4 thoughts on “Threadbare: In Which Threadbare Meets An Anarcho-Capitalist Vampire”

  1. Actually the author posted this story on a forum website called Spacebattles, then Royalroad, then published it.

    I remember being kind of salty when I heard about the publishing because I’d pointed out some fairly serious issues, I thought, that they seemed to completely ignore.

    And while I won’t ascribe real life political views to a person for their fiction, I would like to note that the author’s most close-to-heart novel is about an overpowered tech-based supervillain who’s smarter and stronger than everybody else and is narratively judged to deserve to rule the world because they’d do it better than anyone else.

    Liked by 1 person

    1. I’d be curious to know what issues you brought up at the time, especially given they apparently weren’t addressed at all.

      Like

      1. /”I enjoy this story, but I feel the first… “book,” I suppose, is… hrm, underdeveloped? The setting details outside the game mechanics are a little confusing (I didn’t realize that the location the story is taking place in is actually physically separate from the rest of the world until reading this thread, for example, and the difference between Oblivion Point and any other “edge” of the oblivion is fuzzy to me), but more importantly, we don’t actually get much that happens or develops along the lines of Threadbare and Co. The narrative transition from “Threadbare and Celia going on adventures,” to, “Threadbare has to save the family!” is incredibly abrupt, and not in an interesting way. Rather than being a shocking surprise that’s nonetheless foreshadowed or a clear line of descent from goofy pantunics to murdered fatherfigures, it’s just… well, first one thing, then suddenly the other. The logical steps are clearly placed for the change, but the feeling isn’t really there.

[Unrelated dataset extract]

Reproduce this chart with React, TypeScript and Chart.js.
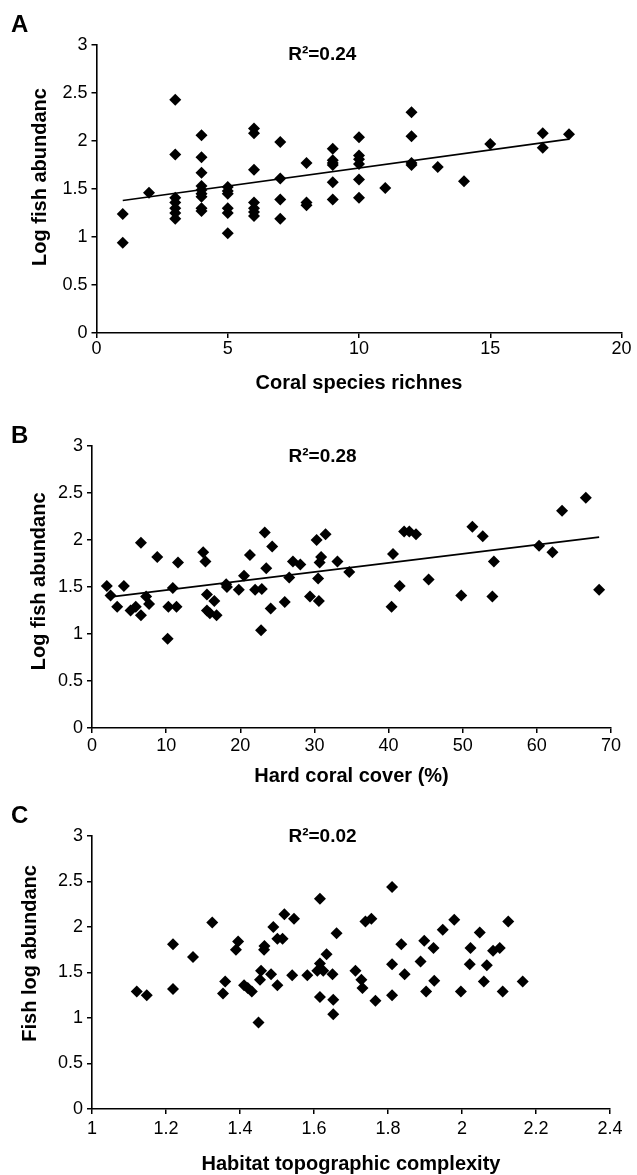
import React, { useEffect, useRef } from "react";
import { Chart, registerables } from "chart.js";

Chart.register(...registerables);

const FONT = "'Liberation Sans', Arial, Helvetica, sans-serif";

// ---------- Panel A: coral species richness ----------
const A_X = [
  1, 1, 2, 3, 3, 3, 3, 3, 3, 3,
  4, 4, 4, 4, 4, 4, 4, 4, 4,
  5, 5, 5, 5, 5, 5,
  6, 6, 6, 6, 6, 6, 6,
  7, 7, 7, 7,
  8, 8, 8,
  9, 9, 9, 9, 9, 9,
  10, 10, 10, 10, 10, 10,
  11, 12, 12, 12, 12, 13, 14, 15, 17, 17, 18,
];
const A_Y = [
  1.24, 0.94, 1.46, 2.43, 1.86, 1.41, 1.36, 1.3, 1.25, 1.19,
  2.06, 1.83, 1.67, 1.53, 1.49, 1.45, 1.42, 1.3, 1.27,
  1.52, 1.48, 1.45, 1.3, 1.25, 1.04,
  2.13, 2.08, 1.7, 1.36, 1.3, 1.26, 1.22,
  1.99, 1.61, 1.39, 1.19,
  1.77, 1.36, 1.33,
  1.92, 1.8, 1.77, 1.75, 1.57, 1.39,
  2.04, 1.85, 1.81, 1.76, 1.6, 1.41,
  1.51, 2.3, 2.05, 1.77, 1.75, 1.73, 1.58, 1.97, 2.08, 1.93, 2.07,
];
const A_TREND_X = [1, 18];
const A_TREND_Y = [1.38, 2.02];
const A_X_TICKS = [0, 5, 10, 15, 20];
const A_X_LABELS = ["0", "5", "10", "15", "20"];

// ---------- Panel B: hard coral cover ----------
const B_X = [
  2.0, 2.5, 3.4, 4.3, 5.2, 5.9, 6.6, 6.6, 7.3, 7.7,
  8.8, 10.2, 10.3, 10.9, 11.4, 11.6, 15.0, 15.3, 15.5, 15.5,
  15.9, 16.5, 16.8, 18.1, 18.2, 19.8, 20.5, 21.3, 22.0, 22.9,
  22.8, 23.3, 23.5, 24.3, 24.1, 26.0, 26.6, 27.1, 28.1, 29.4,
  30.3, 30.5, 30.6, 30.7, 30.9, 31.5, 33.1, 34.7, 40.4, 40.6,
  41.5, 42.1, 42.8, 43.7, 45.4, 49.8, 51.3, 52.7, 54.0, 54.2,
  60.3, 62.1, 63.4, 66.6, 68.4,
];
const B_Y = [
  1.51, 1.41, 1.29, 1.51, 1.25, 1.29, 1.97, 1.2, 1.4, 1.32,
  1.82, 0.95, 1.29, 1.49, 1.29, 1.76, 1.87, 1.77, 1.42, 1.25,
  1.22, 1.35, 1.2, 1.53, 1.5, 1.47, 1.62, 1.84, 1.47, 1.48,
  1.04, 2.08, 1.7, 1.93, 1.27, 1.34, 1.6, 1.77, 1.74, 1.4,
  2.0, 1.59, 1.35, 1.76, 1.82, 2.06, 1.77, 1.66, 1.29, 1.85,
  1.51, 2.09, 2.09, 2.06, 1.58, 1.41, 2.14, 2.04, 1.4, 1.77,
  1.94, 1.87, 2.31, 2.45, 1.47,
];
const B_TREND_X = [2, 68.4];
const B_TREND_Y = [1.39, 2.03];
const B_X_TICKS = [0, 10, 20, 30, 40, 50, 60, 70];
const B_X_LABELS = ["0", "10", "20", "30", "40", "50", "60", "70"];

// ---------- Panel C: habitat topographic complexity ----------
const C_X = [
  1.121, 1.148, 1.219, 1.219, 1.273, 1.325, 1.354, 1.36, 1.389, 1.395,
  1.411, 1.421, 1.432, 1.45, 1.454, 1.457, 1.465, 1.466, 1.484, 1.49,
  1.501, 1.501, 1.515, 1.52, 1.541, 1.546, 1.582, 1.609, 1.616, 1.616,
  1.616, 1.625, 1.634, 1.65, 1.652, 1.652, 1.661, 1.712, 1.728, 1.731,
  1.739, 1.755, 1.766, 1.811, 1.811, 1.811, 1.836, 1.845, 1.888, 1.898,
  1.903, 1.923, 1.925, 1.948, 1.979, 1.997, 2.021, 2.023, 2.048, 2.059,
  2.067, 2.084, 2.102, 2.11, 2.125, 2.164,
];
const C_Y = [
  1.29, 1.25, 1.81, 1.32, 1.67, 2.05, 1.27, 1.4, 1.75, 1.84,
  1.36, 1.33, 1.29, 0.95, 1.42, 1.52, 1.75, 1.79, 1.48, 2.0,
  1.36, 1.87, 1.87, 2.14, 1.47, 2.09, 1.47, 1.52, 1.6, 2.31,
  1.23, 1.52, 1.7, 1.48, 1.2, 1.04, 1.93, 1.52, 1.42, 1.33,
  2.06, 2.09, 1.19, 2.44, 1.59, 1.25, 1.81, 1.48, 1.62, 1.85,
  1.29, 1.77, 1.41, 1.97, 2.08, 1.29, 1.59, 1.77, 1.94, 1.4,
  1.58, 1.74, 1.77, 1.29, 2.06, 1.4,
];
const C_X_TICKS = [1, 1.2, 1.4, 1.6, 1.8, 2, 2.2, 2.4];
const C_X_LABELS = ["1", "1.2", "1.4", "1.6", "1.8", "2", "2.2", "2.4"];

// ---------- shared ----------
const Y_TICKS = [0, 0.5, 1, 1.5, 2, 2.5, 3];
const Y_LABELS = ["0", "0.5", "1", "1.5", "2", "2.5", "3"];

const textPlugin = {
  id: "panelText",
  afterDatasetsDraw(chart: any, _args: any, opts: any) {
    if (!opts) return;
    const { ctx } = chart;
    const xs = chart.scales.x;
    const ys = chart.scales.y;
    ctx.save();
    ctx.fillStyle = "#000";
    ctx.textAlign = "center";
    ctx.textBaseline = "middle";
    if (opts.r2) {
      ctx.font = `bold 19px ${FONT}`;
      ctx.fillText(opts.r2, xs.getPixelForValue(opts.r2x), ys.getPixelForValue(opts.r2y));
    }
    if (opts.yTitle) {
      ctx.font = `bold 20px ${FONT}`;
      ctx.translate(opts.yTitleX, ys.getPixelForValue(opts.yTitleAt));
      ctx.rotate(-Math.PI / 2);
      ctx.fillText(opts.yTitle, 0, 0);
    }
    ctx.restore();
  },
};

type PanelProps = {
  top: number;
  height: number;
  plotTop: number;
  plotBottom: number;
  plotLeft: number;
  plotRight: number;
  xs: number[];
  ys: number[];
  trendX?: number[];
  trendY?: number[];
  xMin: number;
  xMax: number;
  xTicks: number[];
  xLabels: string[];
  xTitle: string;
  yTitle: string;
  yTitleX: number;
  yTitleAt: number;
  xTitlePad: number;
  xTickPad: number;
  r2: string;
  r2x: number;
  r2y: number;
};

function Panel(p: PanelProps) {
  const ref = useRef<HTMLCanvasElement | null>(null);
  useEffect(() => {
    if (!ref.current) return;
    const W = 637;
    const datasets: any[] = [
      {
        type: "scatter",
        data: p.xs.map((x, i) => ({ x, y: p.ys[i] })),
        pointStyle: "rectRot",
        pointRadius: 6,
        pointHoverRadius: 6,
        backgroundColor: "#000",
        borderColor: "#000",
        borderWidth: 0,
        order: 2,
      },
    ];
    if (p.trendX && p.trendY) {
      datasets.push({
        type: "line",
        data: p.trendX.map((x, i) => ({ x, y: p.trendY![i] })),
        borderColor: "#000",
        borderWidth: 1.7,
        pointRadius: 0,
        fill: false,
        tension: 0,
        order: 1,
      });
    }
    const chart = new Chart(ref.current, {
      type: "scatter",
      data: { datasets },
      plugins: [textPlugin],
      options: {
        responsive: false,
        animation: false,
        devicePixelRatio: 1,
        events: [],
        layout: {
          autoPadding: false,
          padding: {
            top: p.plotTop - p.top,
            right: W - p.plotRight,
            left: 0,
            bottom: 0,
          },
        },
        plugins: {
          legend: { display: false },
          tooltip: { enabled: false },
          title: { display: false },
          panelText: {
            r2: p.r2,
            r2x: p.r2x,
            r2y: p.r2y,
            yTitle: p.yTitle,
            yTitleX: p.yTitleX,
            yTitleAt: p.yTitleAt,
          },
        } as any,
        scales: {
          x: {
            type: "linear",
            position: "bottom",
            min: p.xMin,
            max: p.xMax,
            afterBuildTicks: (axis: any) => {
              axis.ticks = p.xTicks.map((v) => ({ value: v }));
            },
            afterFit: (axis: any) => {
              axis.height = p.top + p.height - p.plotBottom;
            },
            grid: {
              drawOnChartArea: false,
              drawTicks: true,
              tickLength: 5,
              color: "#000",
              lineWidth: 1.5,
            },
            border: { display: true, color: "#000", width: 1.6 },
            ticks: {
              color: "#000",
              font: { family: FONT, size: 18 },
              padding: p.xTickPad,
              maxRotation: 0,
              autoSkip: false,
              callback: (v: any) => {
                const i = p.xTicks.findIndex((t) => Math.abs(t - Number(v)) < 1e-9);
                return i >= 0 ? p.xLabels[i] : "";
              },
            },
            title: {
              display: true,
              text: p.xTitle,
              color: "#000",
              font: { family: FONT, size: 20, weight: "bold", lineHeight: 1 },
              padding: { top: 0, bottom: p.xTitlePad },
            },
          },
          y: {
            type: "linear",
            position: "left",
            min: 0,
            max: 3,
            afterBuildTicks: (axis: any) => {
              axis.ticks = Y_TICKS.map((v) => ({ value: v }));
            },
            afterFit: (axis: any) => {
              axis.width = p.plotLeft;
            },
            grid: {
              drawOnChartArea: false,
              drawTicks: true,
              tickLength: 5,
              color: "#000",
              lineWidth: 1.5,
            },
            border: { display: true, color: "#000", width: 1.6 },
            ticks: {
              color: "#000",
              font: { family: FONT, size: 18 },
              padding: 4,
              autoSkip: false,
              callback: (v: any) => {
                const i = Y_TICKS.findIndex((t) => Math.abs(t - Number(v)) < 1e-9);
                return i >= 0 ? Y_LABELS[i] : "";
              },
            },
            title: { display: false },
          },
        },
      } as any,
    });
    return () => chart.destroy();
  }, []);
  return (
    <div style={{ position: "absolute", left: 0, top: p.top, width: 637, height: p.height }}>
      <canvas ref={ref} width={637} height={p.height} style={{ display: "block", width: 637, height: p.height }} />
    </div>
  );
}

const letterStyle = (top: number): React.CSSProperties => ({
  position: "absolute",
  left: 11,
  top,
  fontFamily: FONT,
  fontWeight: "bold",
  fontSize: 24,
  lineHeight: "24px",
  color: "#000",
});

export default function App() {
  return (
    <div style={{ position: "absolute", left: 0, top: 0, width: 637, height: 1175, background: "#fff", overflow: "hidden" }}>
      <Panel
        top={0}
        height={400}
        plotTop={45}
        plotBottom={333}
        plotLeft={96.5}
        plotRight={621.5}
        xs={A_X}
        ys={A_Y}
        trendX={A_TREND_X}
        trendY={A_TREND_Y}
        xMin={0}
        xMax={20}
        xTicks={A_X_TICKS}
        xLabels={A_X_LABELS}
        xTitle="Coral species richnes"
        yTitle="Log fish abundanc"
        yTitleX={40}
        yTitleAt={1.625}
        xTitlePad={7}
        xTickPad={0}
        r2="R²=0.24"
        r2x={8.6}
        r2y={2.9}
      />
      <Panel
        top={400}
        height={395}
        plotTop={446}
        plotBottom={728}
        plotLeft={92}
        plotRight={611}
        xs={B_X}
        ys={B_Y}
        trendX={B_TREND_X}
        trendY={B_TREND_Y}
        xMin={0}
        xMax={70}
        xTicks={B_X_TICKS}
        xLabels={B_X_LABELS}
        xTitle="Hard coral cover (%)"
        yTitle="Log fish abundanc"
        yTitleX={39}
        yTitleAt={1.56}
        xTitlePad={9}
        xTickPad={2}
        r2="R²=0.28"
        r2x={31.1}
        r2y={2.89}
      />
      <Panel
        top={795}
        height={380}
        plotTop={836}
        plotBottom={1109}
        plotLeft={92}
        plotRight={610}
        xs={C_X}
        ys={C_Y}
        xMin={1}
        xMax={2.4}
        xTicks={C_X_TICKS}
        xLabels={C_X_LABELS}
        xTitle="Habitat topographic complexity"
        yTitle="Fish log abundanc"
        yTitleX={30}
        yTitleAt={1.71}
        xTitlePad={1}
        xTickPad={4}
        r2="R²=0.02"
        r2x={1.623}
        r2y={2.99}
      />
      <div style={letterStyle(12)}>A</div>
      <div style={letterStyle(423)}>B</div>
      <div style={letterStyle(803)}>C</div>
    </div>
  );
}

        In addition, the only characters we’re really close to are Threadbare and Celia. There’s some attachment to Mordecai, but nobody else has really had more than second/third-hand detail reveals or a solid establishment of basic character traits. Depending on how the rest of the story goes this should be fine for most of the Adventuring Party, but ol’ Grandpappy, at least, I feel needs significantly more interaction and development for his death and acknowledgement of Threadbare to have some proper oomph.

        And I suppose I shouldn’t really label this as a criticism, per se, but… I felt certain that the Armor Golem was going to shrug off the Command Scrolls, or would in some way mess up the plans that Anise had. There are several statements regarding Golem Magic Resistance being a pain, the Armor Golem actually does shrug off a few Command Scrolls when Celia tries to get him to acknowledge Threadbare as family, the Golem is apparently a creation of Amelie who is said to be a skilled Golem creator, and the terrible Luck stat never seeming to factor into any of the events that take place at the house once soldiers start coming in… it felt very jarring to me when he was just told to literally walk off a ledge (and out of relevance).

        Lastly, well… it seems like Threadbare developed too quickly? Not in terms of abilities, but rather, in coming to understand English and writing and so on. Obviously him having to take years to learn would be boring and put a significant crimp in the current structure of the plot, but alongside all the other issues I feel are present, it feels like the story could’ve really benefitted from more in-story time having passed and more little adventures and character interactions.

        Like, Celia, Threadbare, and the Adventuring gang basically met one afternoon, and then they sneak away when it gets late in the date… to take on a dungeon, which takes an entire day? And even with the guards being assholes, the dungeon being a kid-oriented one, and the more violent nature of the world, it feels a little odd when the Adventuring Party is treated like adults on the way in and the way out with no explanation.”/

        /”Celia has officially gone from being a very stupid but decent person who needs to be enlightened and rescued to an extremely stupid and mildly evil person who needs to be deprogrammed.

        The demon wearing her mothers’ corpse as a body just tortured a man several feet away from them for information, without anybody including Celia even so much as asking for his name first, much less trying to see if he would give useful info without being a bunch of evil bastards. Said demon also just pointed out that the kingdom is buddy buddy with literal corpse-puppeting demons yet decries “Old One” cultists as being completely and totally evil and unreasonable, and Celia just goes along with the idea that the entire village needs to be completely destroyed simply because of said demon going, “Demons are cool but old ones are bastards,” and a single soldier saying, “Yeah they’re fucktards.”

        Either there’s some serious magic bending her brain over backwards and fucking it to hell and back, or she’s an evil fucking moron incapable of even conceiving of the idea that maybe the kingdom could be wrong about this shit. This honestly makes her earlier decision to free the ranger look like it must have happened by accident or some shit.

        She is known to have lied and misled! She did it in an attempt to make Celia murder one of her best friends! And yet Celia didn’t even think to maybe listen in on the interrogation to make sure she got all the same information Miss Walking Mom Corpse did!”/

        I didn’t actually buy the published book, but given how little time there was being the rough draft being posted and the publishing happening, and the fact that author didn’t say anything to any of the concerns brought up but was actively responding to other stuff in the thread, and everything you’ve brought up and quoted in your reviews… yeah, I don’t think they changed much if anything between initial writing and publication.

        Liked by 1 person

      2. Yeah, those sound dead accurate to the Amazon release. I compared the first few chapters of Stuff and Nonsense against each other from Royal Road to Amazon as I was reading them and could only find some minor line-by-line edits, so I stopped bothering with the Royal Road version altogether on the assumption that the rest of the series would be the same, and it sounds like I was correct.